Jego upadek był od połowy roku kwestią czasu. W czerwcu bank nie zdołał spłacić kredytu, który zaciągnął w banku centralnym (1 mld dol.). W lipcu nie rozliczył się z posiadaczami euroobligacji na 200 mln euro. Do tego procent przeterminowanych kredytów w portfelu banku wyniósł... 99,7 proc.. A więksi klienci jak koncern lotniczy Sukhoi czy stalowy Sieverstal, podali bank do sądu o zwrot pieniędzy.

Pomimo to, a właściwie ze względu na osobę właściciela — senatora z Tuwy Siergieja Pugaczowa, jego bankructwo było odkładane i bank nawet uzgodnił warunki restrukturyzacji.

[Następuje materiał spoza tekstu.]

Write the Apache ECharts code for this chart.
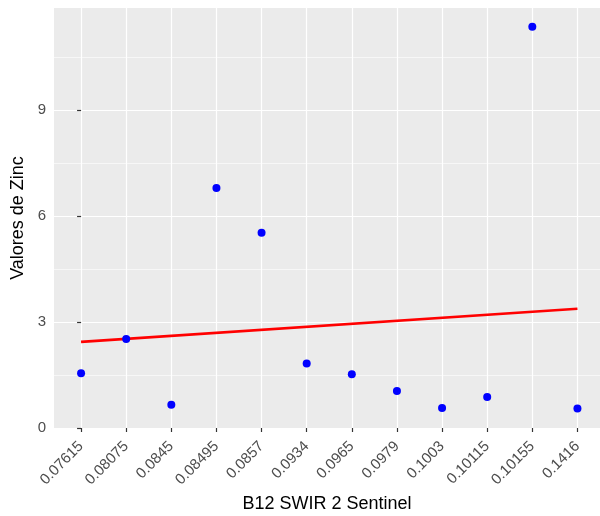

Decyzja banku centralnego stawia w trudnej sytuacji klientów Mierzprombanku. Bank bowiem nie należał do Systemu ochrony lokat, bowiem był zorientowany nie na detalicznych klientów, ale korporacyjnych.

Miał jednak filię detaliczną Mierzpormbank Plus i nie wiadomo, czy jej klienci odzyskają swoje lokaty.

Wicepremier Aleksiej Kudrin zapowiedział dziś odebranie w najbliższych dniach licencji jeszcze u kilkunastu najsłabszych banków. W Rosji działa ok. tysiąca banków.